SuperCL: Superpixel Guided Contrastive Learning for Medical Image Segmentation Pre-training
Shuang Zeng, Lei Zhu, Xinliang Zhang, Hangzhou He, Yanye Lu
TL;DR
Medical image segmentation is hindered by scarce labeled data. SuperCL addresses this by pre-training with contrastive learning guided by superpixels: ILCP exploits pixel-level intra-image structure, while IGCP leverages inter-image global relationships via ASP and CCL to generate reliable weak labels; the overall objective combines $ \mathcal{L}_{total}=\lambda_1\mathcal{L}_{ins}+\lambda_2\mathcal{L}_{intra}+\lambda_3\mathcal{L}_{inter}$. Empirical results on eight downstream datasets show that SuperCL outperforms 12 SOTA CL baselines, achieving notable DSC and JC gains at 10% and maintaining improvements at 25% annotations; in some cases, 25% supervision with SuperCL approaches fully supervised performance. The approach demonstrates strong cross-domain generalization (CT/MRI) and is compatible with various U-Net backbones, underscoring its practical value for data-efficient medical image segmentation. Overall, SuperCL provides a scalable, annotation-efficient pre-training paradigm that improves segmentation accuracy and reliability in clinical imaging workflows.
Abstract
Medical image segmentation is a critical yet challenging task, primarily due to the difficulty of obtaining extensive datasets of high-quality, expert-annotated images. Contrastive learning presents a potential but still problematic solution to this issue. Because most existing methods focus on extracting instance-level or pixel-to-pixel representation, which ignores the characteristics between intra-image similar pixel groups. Moreover, when considering contrastive pairs generation, most SOTA methods mainly rely on manually setting thresholds, which requires a large number of gradient experiments and lacks efficiency and generalization. To address these issues, we propose a novel contrastive learning approach named SuperCL for medical image segmentation pre-training. Specifically, our SuperCL exploits the structural prior and pixel correlation of images by introducing two novel contrastive pairs generation strategies: Intra-image Local Contrastive Pairs (ILCP) Generation and Inter-image Global Contrastive Pairs (IGCP) Generation.
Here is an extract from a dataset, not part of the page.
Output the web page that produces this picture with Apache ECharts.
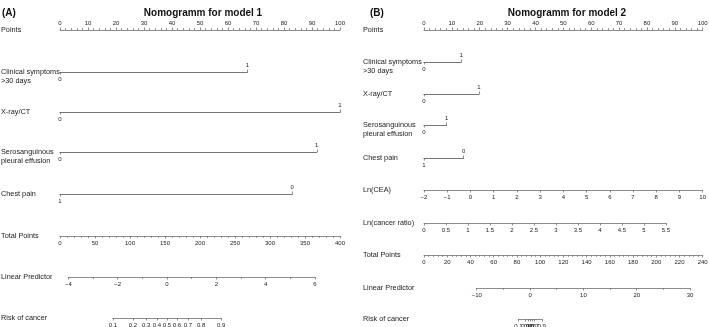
<!DOCTYPE html>
<html>
<head>
<meta charset="utf-8">
<script src="https://cdn.jsdelivr.net/npm/echarts@6/dist/echarts.min.js"></script>
<style>
html, body { margin: 0; padding: 0; background: #fff; }
#chart { width: 709px; height: 327px; }
</style>
</head>
<body>
<div id="chart"></div>
<script>
// ---- model 1 ----
var binNames1 = ['Clinical symptoms\n>30 days', 'X-ray/CT', 'Serosanguinous\npleural effusion', 'Chest pain'];
var binPoints1 = [66.9, 100, 91.7, 82.9];   // points of the higher scoring level
var binLeft1 = [0, 0, 0, 1];                // level sitting at 0 points
var totalPoints1 = [0, 400];
var totalStep1 = 50;
var lp1 = [-4, 6];
var lpStep1 = 2;
var lpAtTotal1 = [11.9, 364.3];             // total points where LP axis starts / ends
var risk1 = [0.1, 0.2, 0.3, 0.4, 0.5, 0.6, 0.7, 0.8, 0.9];

// ---- model 2 ----
var binNames2 = ['Clinical symptoms\n>30 days', 'X-ray/CT', 'Serosanguinous\npleural effusion', 'Chest pain'];
var binPoints2 = [13.3, 19.7, 8.1, 14.2];
var binLeft2 = [0, 0, 0, 1];
var contNames2 = ['Ln(CEA)', 'Ln(cancer ratio)'];
var contRange2 = [[-2, 10], [0, 5.5]];
var contPoints2 = [[0, 100], [0, 86.8]];
var contStep2 = [1, 0.5];
var totalPoints2 = [0, 240];
var totalStep2 = 20;
var lp2 = [-10, 30];
var lpStep2 = 10;
var lpAtTotal2 = [45.4, 229.1];
var risk2 = [0.1, 0.2, 0.3, 0.4, 0.5, 0.6, 0.7, 0.8, 0.9];

var fontFam = '"Liberation Sans", Arial, sans-serif';
var lineC = '#707070', textC = '#222';

function logit(p) { return Math.log(p / (1 - p)); }
function expit(v) { return 1 / (1 + Math.exp(-v)); }
function minus(v) { return v < 0 ? '\u2212' + (-v) : '' + v; }

var grids = [], xAxes = [], yAxes = [], texts = [];

function newGrid(left, width, top) {
    grids.push({ left: left, width: width, top: top, height: 0, containLabel: false, outerBoundsMode: 'none' });
    yAxes.push({ gridIndex: grids.length - 1, show: false, min: 0, max: 1 });
    return grids.length - 1;
}

function axis(gi, pos, min, max) {
    return {
        gridIndex: gi, type: 'value', position: pos, min: min, max: max, silent: true,
        splitLine: { show: false },
        axisLine: { show: true, onZero: false, lineStyle: { color: lineC, width: 0.8 } },
        axisTick: { show: true, length: 2.5, lineStyle: { color: lineC, width: 0.8 } },
        minorTick: { show: false },
        axisLabel: { show: true, fontSize: 6, color: textC, margin: 4, fontFamily: fontFam, showMinLabel: true, showMaxLabel: true }
    };
}

function rowLabel(x, y, txt) {
    texts.push({
        type: 'text', x: x, y: y - 4.25, silent: true,
        style: { text: txt, fontSize: 7.3, fontFamily: fontFam, fill: textC, lineHeight: 8.5, verticalAlign: 'top' }
    });
}

function minorTick(n) {
    return { show: true, splitNumber: n, length: 1.8, lineStyle: { color: lineC, width: 0.8 } };
}

function buildPanel(L, d) {
    var r = 0, g, a;
    // Points
    g = newGrid(L.x0, L.w, L.rows[r]);
    a = axis(g, 'top', 0, 100);
    a.interval = 10;
    a.minorTick = minorTick(5);
    xAxes.push(a);
    rowLabel(L.labelX, L.rows[r], 'Points');
    r++;
    // binary predictors
    d.binNames.forEach(function (nm, i) {
        var y = L.rows[r];
        var gi = newGrid(L.x0, d.binPoints[i] / 100 * L.w, y);
        var lo = d.binLeft[i], hi = 1 - lo;
        var b = axis(gi, 'bottom', 0, 1);
        b.inverse = lo === 1;
        b.axisTick.customValues = [lo];
        b.axisLabel.customValues = [lo];
        var t = axis(gi, 'top', 0, 1);
        t.inverse = lo === 1;
        t.axisTick.customValues = [hi];
        t.axisLabel.customValues = [hi];
        xAxes.push(b, t);
        rowLabel(L.labelX, y, nm);
        r++;
    });
    // continuous predictors
    (d.contNames || []).forEach(function (nm, i) {
        var y = L.rows[r];
        var p = d.contPoints[i];
        var gi = newGrid(L.x0 + p[0] / 100 * L.w, (p[1] - p[0]) / 100 * L.w, y);
        var c = axis(gi, 'bottom', d.contRange[i][0], d.contRange[i][1]);
        c.interval = d.contStep[i];
        c.axisLabel.formatter = minus;
        xAxes.push(c);
        rowLabel(L.labelX, y, nm);
        r++;
    });
    // Total points
    var tp = d.total;
    g = newGrid(L.x0, L.w, L.rows[r]);
    a = axis(g, 'bottom', tp[0], tp[1]);
    a.interval = d.totalStep;
    a.minorTick = minorTick(5);
    xAxes.push(a);
    rowLabel(L.labelX, L.rows[r], 'Total Points');
    r++;
    // Linear predictor
    var tpx = function (v) { return L.x0 + (v - tp[0]) / (tp[1] - tp[0]) * L.w; };
    var lpLeft = tpx(d.lpAtTotal[0]), lpW = tpx(d.lpAtTotal[1]) - lpLeft;
    g = newGrid(lpLeft, lpW, L.rows[r]);
    a = axis(g, 'bottom', d.lp[0], d.lp[1]);
    a.interval = d.lpStep;
    a.minorTick = minorTick(2);
    a.axisLabel.formatter = minus;
    xAxes.push(a);
    rowLabel(L.labelX, L.rows[r], 'Linear Predictor');
    r++;
    // Risk
    var lpx = function (v) { return lpLeft + (v - d.lp[0]) / (d.lp[1] - d.lp[0]) * lpW; };
    var rv = d.risk.map(logit);
    var rl = lpx(rv[0]);
    g = newGrid(rl, lpx(rv[rv.length - 1]) - rl, L.rows[r]);
    a = axis(g, 'bottom', rv[0], rv[rv.length - 1]);
    a.axisTick.customValues = rv;
    a.axisLabel.customValues = rv;
    a.axisLabel.formatter = function (v) { return '' + Math.round(expit(v) * 100) / 100; };
    xAxes.push(a);
    rowLabel(L.labelX, L.rows[r], 'Risk of cancer');
}

buildPanel(
    { x0: 60, w: 280, labelX: 1, rows: [30, 72, 112, 152, 194, 236, 277, 318] },
    { binNames: binNames1, binPoints: binPoints1, binLeft: binLeft1, total: totalPoints1, totalStep: totalStep1,
      lp: lp1, lpStep: lpStep1, lpAtTotal: lpAtTotal1, risk: risk1 }
);
buildPanel(
    { x0: 424, w: 278.7, labelX: 363, rows: [30, 62, 94, 125, 158, 190, 223, 255, 288, 319] },
    { binNames: binNames2, binPoints: binPoints2, binLeft: binLeft2, contNames: contNames2, contRange: contRange2,
      contPoints: contPoints2, contStep: contStep2, total: totalPoints2, totalStep: totalStep2,
      lp: lp2, lpStep: lpStep2, lpAtTotal: lpAtTotal2, risk: risk2 }
);

// panel headings
function heading(x, txt, align) {
    texts.push({
        type: 'text', x: x, y: 13, silent: true,
        style: { text: txt, fontSize: 10, fontWeight: 'bold', fontFamily: fontFam, fill: '#111', align: align, verticalAlign: 'middle' }
    });
}
heading(2, '(A)', 'left');
heading(203, 'Nomogramm for model 1', 'center');
heading(370, '(B)', 'left');
heading(567, 'Nomogramm for model 2', 'center');

var chart = echarts.init(document.getElementById('chart'), null, { renderer: 'canvas' });
chart.setOption({
    animation: false,
    backgroundColor: '#fff',
    grid: grids,
    xAxis: xAxes,
    yAxis: yAxes,
    graphic: { elements: texts },
    series: []
});
</script>
</body>
</html>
Considering superpixel cluster aligns well with the concept of contrastive pairs generation, we utilize the superpixel map to generate pseudo masks for both ILCP and IGCP to guide supervised contrastive learning. Moreover, we also propose two modules named Average SuperPixel Feature Map Generation (ASP) and Connected Components Label Generation (CCL) to better exploit the prior structural information for IGCP. Finally, experiments on 8 medical image datasets indicate our SuperCL outperforms existing 12 methods. i.e. Our SuperCL achieves a superior performance with more precise predictions from visualization figures and 3.15%, 5.44%, 7.89% DSC higher than the previous best results on MMWHS, CHAOS, Spleen with 10% annotations. Our code will be released after acceptance.